Scaling up invasive species control strategies: from small community-led blocks to landscape scales
20 April 2012
Dr Andrea Byrom (Research Portfolio Leader - Weeds, Pests & Diseases, Manaaki Whenua / Landcare Research, New Zealand) hosted by Peter Banks
Management of invasive species is rarely conducted at a landscape scale (i.e. tens of thousands of hectares). More typically, pests are managed intensively in patches that are deemed to be of high importance, with little or no management in the surrounding matrix. This may lead to persistence of some native biota only in areas where invasive animals are controlled, with occasional dispersal between patches. This is known in ecological theory as a metapopulation.
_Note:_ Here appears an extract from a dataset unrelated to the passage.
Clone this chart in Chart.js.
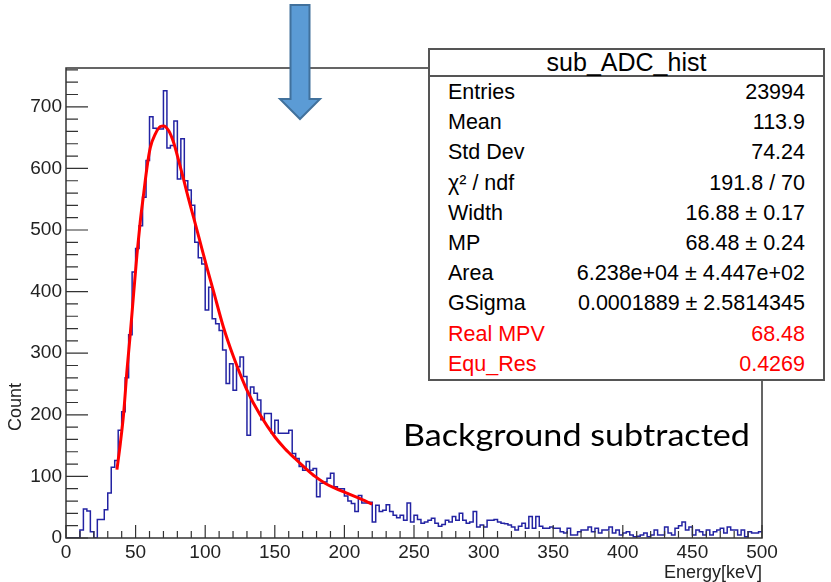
<!DOCTYPE html>
<html>
<head>
<meta charset="utf-8">
<script src="https://cdn.jsdelivr.net/npm/chart.js@4.4.1/dist/chart.umd.min.js"></script>
<style>
  html, body { margin: 0; padding: 0; background: #fff; }
  #wrap { position: relative; width: 831px; height: 582px; overflow: hidden; }
  #plot { position: absolute; left: 0; top: 0; }
  .stats { position: absolute; left: 428px; top: 48px; width: 397px; box-sizing: border-box;
           border: 2px solid #555; background: #fff; color: #000;
           font-family: 'Liberation Sans', Arial, sans-serif; font-size: 21.5px; }
  .stats .title { height: 25px; line-height: 25px; text-align: center; font-size: 25px;
                  border-bottom: 2px solid #555; }
  .stats .row { display: flex; justify-content: space-between; height: 30.2px; line-height: 30.2px;
                padding: 0 18px; white-space: nowrap; }
  .stats .row.red { color: #ff0000; }
</style>
</head>
<body>
<div id="wrap">
  <canvas id="plot" width="831" height="582"></canvas>
  <div class="stats" id="stats"></div>
</div>
<script>
// histogram: 200 bins of 2.5 keV from 0 to 500
const binWidth = 2.5;
const counts = [
    0, 0, 0, 0, 13, 47, 44, 10, 0, 30,
    30, 46, 73, 115, 126, 175, 205, 260, 330, 432,
    470, 507, 553, 613, 684, 665, 664, 664, 726, 633,
    637, 677, 583, 648, 580, 565, 540, 480, 455, 445,
    370, 407, 356, 348, 337, 305, 251, 283, 240, 278,
    294, 262, 167, 245, 235, 224, 192, 202, 202, 170,
    191, 170, 170, 170, 175, 137, 129, 116, 110, 124,
    110, 113, 67, 89, 91, 97, 105, 83, 80, 80,
    68, 60, 56, 43, 69, 57, 57, 58, 26, 53,
    43, 45, 54, 43, 37, 33, 37, 29, 57, 26,
    37, 30, 24, 26, 29, 32, 24, 19, 22, 29,
    26, 35, 29, 40, 29, 24, 26, 43, 18, 21,
    18, 29, 29, 30, 26, 24, 23, 21, 18, 13,
    19, 24, 16, 35, 16, 35, 19, 16, 16, 18,
    16, 16, 10, 8, 16, 5, 5, 10, 13, 13,
    18, 10, 16, 8, 13, 13, 18, 8, 13, 5,
    8, 10, 5, 2, 3, 5, 8, 2, 5, 13,
    5, 5, 18, 8, 5, 16, 20, 26, 13, 18,
    5, 13, 10, 5, 13, 5, 10, 13, 16, 8,
    18, 13, 13, 5, 13, 2, 10, 8, 8, 10
];

// Landau fit curve
const fitEnergy = [36.6, 39, 41.4, 43.8, 46.2, 48.6, 51, 53.4, 55.8, 58.2, 60.6, 64.2, 67.8, 70.2,
    73.8, 77.3, 80.9, 84.5, 88, 91.7, 97.7, 101, 105.8, 113, 120.2, 129.8, 139.4, 150.1,
    157.3, 164.5, 171.7, 178.9, 186.1, 193.2, 200.4, 210, 220];
const fitCount = [111, 153, 202, 272, 332, 397, 461, 515, 559, 602, 634, 656, 668, 669,
    661, 642, 613, 582, 551, 520, 469, 441, 402, 343, 295, 241, 200, 164,
    145, 129, 114, 100, 89, 81, 74, 65, 55];

const xTickValues = [0, 50, 100, 150, 200, 250, 300, 350, 400, 450, 500];
const yTickValues = [0, 100, 200, 300, 400, 500, 600, 700];
const yMax = 763;

const statLabels = ['Entries', 'Mean', 'Std Dev', 'χ² / ndf', 'Width', 'MP', 'Area', 'GSigma', 'Real MPV', 'Equ_Res'];
const statValues = ['23994', '113.9', '74.24', '191.8 / 70', '16.88 ± 0.17', '68.48 ± 0.24',
    '6.238e+04 ± 4.447e+02', '0.0001889 ± 2.5814345', '68.48', '0.4269'];
const statRed = [false, false, false, false, false, false, false, false, true, true];

const FONT = "'Liberation Sans', Arial, sans-serif";

(function buildStats() {
    const box = document.getElementById('stats');
    let html = '<div class="title">sub_ADC_hist</div>';
    statLabels.forEach(function (lab, i) {
        html += '<div class="row' + (statRed[i] ? ' red' : '') + '"><span>' + lab +
            '</span><span>' + statValues[i] + '</span></div>';
    });
    box.innerHTML = html;
})();

const histPoints = counts.map(function (c, i) { return { x: i * binWidth, y: c }; });
histPoints.push({ x: counts.length * binWidth, y: counts[counts.length - 1] });

const fitPoints = fitEnergy.map(function (e, i) { return { x: e, y: fitCount[i] }; });

const decorations = {
    id: 'decorations',
    afterDatasetsDraw(chart) {
        const ctx = chart.ctx;
        const a = chart.chartArea;
        const x = chart.scales.x;
        const y = chart.scales.y;
        ctx.save();

        // frame + inward ticks
        ctx.strokeStyle = '#333';
        ctx.lineWidth = 1.5;
        ctx.strokeRect(a.left, a.top, a.right - a.left, a.bottom - a.top);
        ctx.beginPath();
        ctx.lineWidth = 1.2;
        for (let v = 0; v <= 500; v += 10) {
            const px = x.getPixelForValue(v);
            const len = v % 50 === 0 ? 13 : 7;
            ctx.moveTo(px, a.bottom);
            ctx.lineTo(px, a.bottom - len);
        }
        for (let v = 0; v <= yMax; v += 20) {
            const py = y.getPixelForValue(v);
            const len = v % 100 === 0 ? 22 : 12;
            ctx.moveTo(a.left, py);
            ctx.lineTo(a.left + len, py);
        }
        ctx.stroke();

        // y axis title
        ctx.fillStyle = '#222';
        ctx.font = '18px ' + FONT;
        ctx.textAlign = 'center';
        ctx.textBaseline = 'middle';
        ctx.save();
        ctx.translate(16, 407);
        ctx.rotate(-Math.PI / 2);
        ctx.fillText('Count', 0, 0);
        ctx.restore();

        // annotation, stretched to the reference width
        const note = 'Background subtracted';
        ctx.fillStyle = '#000';
        ctx.font = '31px Lato, "Open Sans", sans-serif';
        ctx.textAlign = 'left';
        ctx.textBaseline = 'alphabetic';
        const w = ctx.measureText(note).width;
        ctx.save();
        ctx.translate(403, 446);
        ctx.scale(347 / w, 1);
        ctx.fillText(note, 0, 0);
        ctx.restore();

        // blue arrow
        const cx = 300;
        ctx.beginPath();
        ctx.moveTo(cx - 9.5, 5);
        ctx.lineTo(cx + 9.5, 5);
        ctx.lineTo(cx + 9.5, 99);
        ctx.lineTo(cx + 20, 99);
        ctx.lineTo(cx, 119);
        ctx.lineTo(cx - 20, 99);
        ctx.lineTo(cx - 9.5, 99);
        ctx.closePath();
        ctx.fillStyle = '#5b9bd5';
        ctx.fill();
        ctx.strokeStyle = '#41719c';
        ctx.lineWidth = 2;
        ctx.stroke();

        ctx.restore();
    }
};

new Chart(document.getElementById('plot'), {
    type: 'line',
    data: {
        datasets: [
            {
                label: 'fit',
                data: fitPoints,
                borderColor: '#ff0000',
                borderWidth: 3,
                pointRadius: 0,
                cubicInterpolationMode: 'monotone',
                fill: false,
                order: 0
            },
            {
                label: 'sub_ADC_hist',
                data: histPoints,
                borderColor: '#2323a3',
                borderWidth: 1.5,
                pointRadius: 0,
                stepped: true,
                fill: false,
                order: 1
            }
        ]
    },
    options: {
        responsive: false,
        animation: false,
        devicePixelRatio: 1,
        layout: { padding: { left: 0, top: 68, right: 69, bottom: 0 } },
        plugins: { legend: { display: false }, tooltip: { enabled: false } },
        scales: {
            x: {
                type: 'linear',
                min: 0,
                max: 500,
                afterBuildTicks: function (s) { s.ticks = xTickValues.map(function (v) { return { value: v }; }); },
                afterFit: function (s) { s.height = 44; },
                grid: { display: false, drawTicks: false },
                border: { display: false },
                ticks: { color: '#222', font: { family: FONT, size: 19 }, padding: 3, maxRotation: 0, autoSkip: false },
                title: { display: true, text: 'Energy[keV]', align: 'end', color: '#222',
                         font: { family: FONT, size: 18, lineHeight: 1 }, padding: 0 }
            },
            y: {
                type: 'linear',
                min: 0,
                max: yMax,
                afterBuildTicks: function (s) { s.ticks = yTickValues.map(function (v) { return { value: v }; }); },
                afterFit: function (s) { s.width = 66; },
                grid: { display: false, drawTicks: false },
                border: { display: false },
                ticks: { color: '#222', font: { family: FONT, size: 19 }, padding: 4 }
            }
        }
    },
    plugins: [decorations]
});
</script>
</body>
</html>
How can we strengthen the metapopulation approach to improve outcomes of invasive species management for native biodiversity? Increasingly, community conservation initiatives in New Zealand and Australia are involved in preserving, restoring and even re-introducing native biota, often in small patches in their 'backyard. Therefore, one of the most obvious practical means of adopting a metapopulation paradigm is to use such community-led blocks as source areas or stepping stones, in order to manage invasive species and native biota at a landscape scale. This means that both large and small sites, from small community-led initiatives to large-scale agency-funded pest control operations, all have the potential to contribute to survival of the metapopulation, with immigrants from neighbouring patches providing a 'rescue effect'. The resilience of the metapopulation is therefore much greater than that of a single, isolated population.
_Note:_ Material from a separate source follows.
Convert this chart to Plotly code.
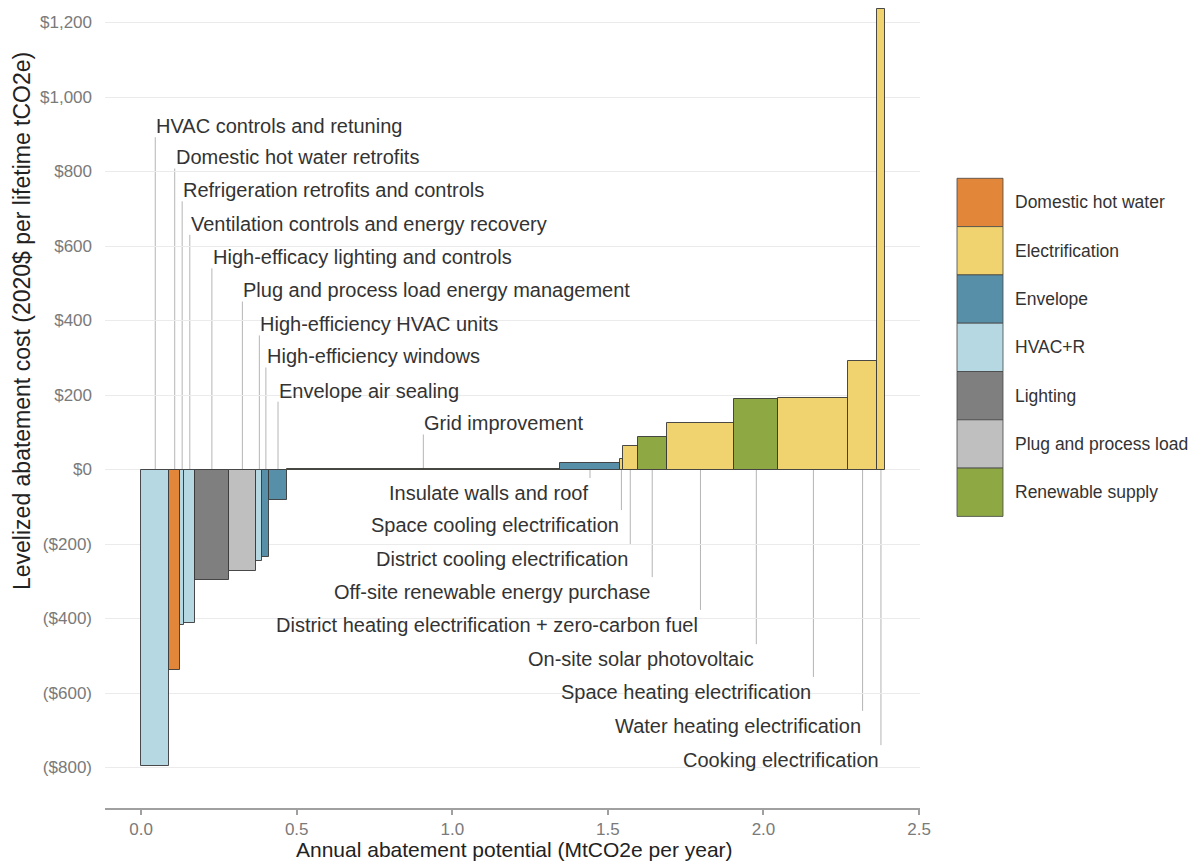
import plotly.graph_objects as go
import numpy as np

# ---------------- data ----------------
measures = [
    "HVAC controls and retuning", "Domestic hot water retrofits",
    "Refrigeration retrofits and controls", "Ventilation controls and energy recovery",
    "High-efficacy lighting and controls", "Plug and process load energy management",
    "High-efficiency HVAC units", "High-efficiency windows", "Envelope air sealing",
    "Grid improvement", "Insulate walls and roof", "Space cooling electrification",
    "District cooling electrification", "Off-site renewable energy purchase",
    "District heating electrification + zero-carbon fuel", "On-site solar photovoltaic",
    "Space heating electrification", "Water heating electrification", "Cooking electrification",
]
categories = [
    "HVAC+R", "Domestic hot water", "HVAC+R", "HVAC+R", "Lighting", "Plug and process load",
    "HVAC+R", "Envelope", "Envelope", "Renewable supply", "Envelope", "Electrification",
    "Electrification", "Renewable supply", "Electrification", "Renewable supply",
    "Electrification", "Electrification", "Electrification",
]
potential = [0.091, 0.034, 0.014, 0.035, 0.107, 0.089, 0.020, 0.022, 0.056, 0.878,
             0.193, 0.009, 0.048, 0.093, 0.217, 0.142, 0.225, 0.091, 0.027]
cost = [-795, -538, -417, -411, -297, -272, -245, -236, -82, 0.5,
        17, 28, 63, 86, 126, 188, 191, 291, 1236]

legend_order = ["Domestic hot water", "Electrification", "Envelope", "HVAC+R",
                "Lighting", "Plug and process load", "Renewable supply"]
colors = {
    "Domestic hot water": "#E2873A",
    "Electrification": "#F0D36F",
    "Envelope": "#578FA8",
    "HVAC+R": "#B6D8E3",
    "Lighting": "#7F7F7F",
    "Plug and process load": "#BFBFBF",
    "Renewable supply": "#8EA944",
}
y_tickvals = [-800, -600, -400, -200, 0, 200, 400, 600, 800, 1000, 1200]
y_ticktext = ["($800)", "($600)", "($400)", "($200)", "$0", "$200", "$400",
              "$600", "$800", "$1,000", "$1,200"]
x_tickvals = [0.0, 0.5, 1.0, 1.5, 2.0, 2.5]
x_ticktext = ["0.0", "0.5", "1.0", "1.5", "2.0", "2.5"]

# label layout (positions, not data): measures labelled above (left-anchored) / below (right-anchored)
top_labels = {  # label y in data units
    "HVAC controls and retuning": 922, "Domestic hot water retrofits": 838,
    "Refrigeration retrofits and controls": 750, "Ventilation controls and energy recovery": 660,
    "High-efficacy lighting and controls": 570, "Plug and process load energy management": 481,
    "High-efficiency HVAC units": 390, "High-efficiency windows": 304,
    "Envelope air sealing": 212, "Grid improvement": 124,
}
bottom_labels = {
    "Insulate walls and roof": -63, "Space cooling electrification": -149,
    "District cooling electrification": -240, "Off-site renewable energy purchase": -329,
    "District heating electrification + zero-carbon fuel": -417,
    "On-site solar photovoltaic": -509, "Space heating electrification": -597,
    "Water heating electrification": -688, "Cooking electrification": -780,
}

# ---------------- geometry from data ----------------
pot = np.array(potential)
ends = np.cumsum(pot)
starts = ends - pot
centers = (starts + ends) / 2
center_of = dict(zip(measures, centers))

FONT = "Liberation Sans, Arial, sans-serif"
fig = go.Figure()

for cat in legend_order:
    idx = [i for i, c in enumerate(categories) if c == cat]
    fig.add_trace(go.Bar(
        x=[centers[i] for i in idx], y=[cost[i] for i in idx],
        width=[potential[i] for i in idx], name=cat,
        marker=dict(color=colors[cat], line=dict(color="rgba(55,55,55,0.9)", width=1)),
        showlegend=False, hovertext=[measures[i] for i in idx],
    ))

shapes = []
annotations = []
for name, ly in top_labels.items():
    cx = center_of[name]
    shapes.append(dict(type="line", xref="x", yref="y", x0=cx, x1=cx, y0=0, y1=ly - 30,
                       line=dict(color="#B5B5B5", width=1), layer="below"))
    annotations.append(dict(x=cx, y=ly, xref="x", yref="y", text=name, showarrow=False,
                            xanchor="left", yanchor="middle", xshift=-1,
                            font=dict(family=FONT, size=20, color="#333333")))
for name, ly in bottom_labels.items():
    cx = center_of[name]
    shapes.append(dict(type="line", xref="x", yref="y", x0=cx, x1=cx, y0=0, y1=ly + 40,
                       line=dict(color="#B5B5B5", width=1), layer="below"))
    annotations.append(dict(x=cx, y=ly, xref="x", yref="y", text=name, showarrow=False,
                            xanchor="right", yanchor="middle", xshift=0,
                            font=dict(family=FONT, size=20, color="#333333")))

# page has an 8px body margin: figure is placed at screen (8, 8)
OFF = 8
W, H = 1199 - OFF, 865 - OFF
L, R, B, T = 105 - OFF, 920 - OFF, 808 - OFF, 0   # figure-pixel plot box
def px_x(p): return (p - OFF - L) / (R - L)       # screen px -> paper
def px_y(p): return (B - (p - OFF)) / (B - T)

# custom legend with large keys (paper coordinates)
key_top, key_h = 178.3, 48.3
for k, cat in enumerate(legend_order):
    y0 = key_top + k * key_h
    shapes.append(dict(type="rect", xref="paper", yref="paper",
                       x0=px_x(957), x1=px_x(1003), y0=px_y(y0 + key_h), y1=px_y(y0),
                       fillcolor=colors[cat], line=dict(color="rgba(70,70,70,0.8)", width=1)))
    annotations.append(dict(x=px_x(1013), y=px_y(y0 + key_h / 2), xref="paper", yref="paper",
                            text=cat, showarrow=False, xanchor="left", yanchor="middle",
                            font=dict(family=FONT, size=17.5, color="#333333")))

# axis titles
annotations.append(dict(x=px_x(514), y=px_y(849), xref="paper", yref="paper",
                        text="Annual abatement potential (MtCO2e per year)", showarrow=False,
                        xanchor="center", yanchor="middle",
                        font=dict(family=FONT, size=21, color="#222222")))
annotations.append(dict(x=px_x(22), y=px_y(321), xref="paper", yref="paper",
                        text="Levelized abatement cost (2020$ per lifetime tCO2e)", showarrow=False,
                        xanchor="center", yanchor="middle", textangle=-90,
                        font=dict(family=FONT, size=23, color="#222222")))

ppd = 0.3725  # px per dollar in reference
y_top = (469.5 - OFF) / ppd
y_bot = (469.5 - 808) / ppd

fig.update_layout(
    width=W, height=H,
    margin=dict(l=L, r=W - R, t=T, b=H - B),
    paper_bgcolor="white", plot_bgcolor="white",
    barmode="overlay", bargap=0,
    shapes=shapes, annotations=annotations,
    font=dict(family=FONT),
    xaxis=dict(range=[-0.116, 2.503], tickvals=x_tickvals, ticktext=x_ticktext,
               showgrid=False, zeroline=False, showline=True, linecolor="#A0A0A0", linewidth=1.5,
               ticks="outside", ticklen=5, tickcolor="#A0A0A0", tickwidth=1.5,
               tickfont=dict(family=FONT, size=17, color="#7A7A7A")),
    yaxis=dict(range=[y_bot, y_top], tickvals=y_tickvals, ticktext=y_ticktext,
               showgrid=True, gridcolor="#EBEBEB", gridwidth=1, zeroline=False, showline=False,
               ticks="", ticklabelstandoff=12,
               tickfont=dict(family=FONT, size=17, color="#7A7A7A")),
)

fig.write_html("out.html")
With the aid of several practical examples, we show that in New Zealand and Australia we can, with smarter use of existingpest control tools, start to think big, and that we can establish integrated networks of pest management zones that facilitate dispersal of native species through landscapes. Conversely, pest control programmes can be designed to reduce connectivity for invasive species. The goal is to improve the timing and location of pest control to promote metapopulations of native species, re-establish large-scale ecosystem processes, and hence provide greater overall benefits for biodiversity.